Runge-Kutta methods are classical and widespread techniques in the numerical solution of ordinary differential equations (ODEs). Considering partial differential equations, spatial semidiscretisations can be used to obtain systems of ODEs that are solved subsequently, resulting in fully discrete schemes. However, certain stability investigations of high-order methods for hyperbolic conservation laws are often conducted only for the semidiscrete versions.

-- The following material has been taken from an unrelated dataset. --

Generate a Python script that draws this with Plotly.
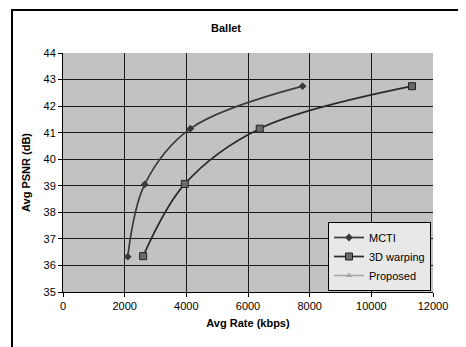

 Here, strong stability (also known as monotonicity) of explicit Runge-Kutta meth-ods for ODEs with semibounded (also known as dissipative) operators is investigated. Contrary to the linear case, it is proven that many strong stability preserving (SSP) schemes of order two or greater are not strongly stable for general smooth and semibounded nonlinear operators. Additionally, it is shown that there are first order accurate explicit SSP Runge-Kutta methods that are strongly stable for semibounded and Lipschitz continuous operators.

Moreover, some results for implicit Runge-Kutta schemes will be given as well. In particular, some properties of schemes using the summation by parts approach with simultaneous approximation terms in time will be discussed.

Brief Biography

Hendrik Ranocha started studying physics in 2010 in Germany. During his Bachelor's studies, he realised that many interesting problems can be attacked at best in interdisciplinary teams and his interest in numerical analysis was strengthened. Hence, he began to study mathematics, focussing on PDEs and numerical schemes without losing the point of view of a physicist. During that time, numerical methods have transformed from useful tools to subjects of research, up to his PhD in numerical analysis.

His main interest is in the stability of numerical methods for PDEs and ODEs. In particular, he has focussed on energy and entropy stability of numerical
schemes for hyperbolic balance laws. The basic idea is to obtain estimates at first at the continuous level, i.e. for the given initial boundary value problem.
Thereafter, these estimates are transferred to semidiscrete or discrete schemes using mimetic properties and techniques such as summation by parts operators. In this way, numerical methods can be designed that respect some physical constraints and can have improved stability properties.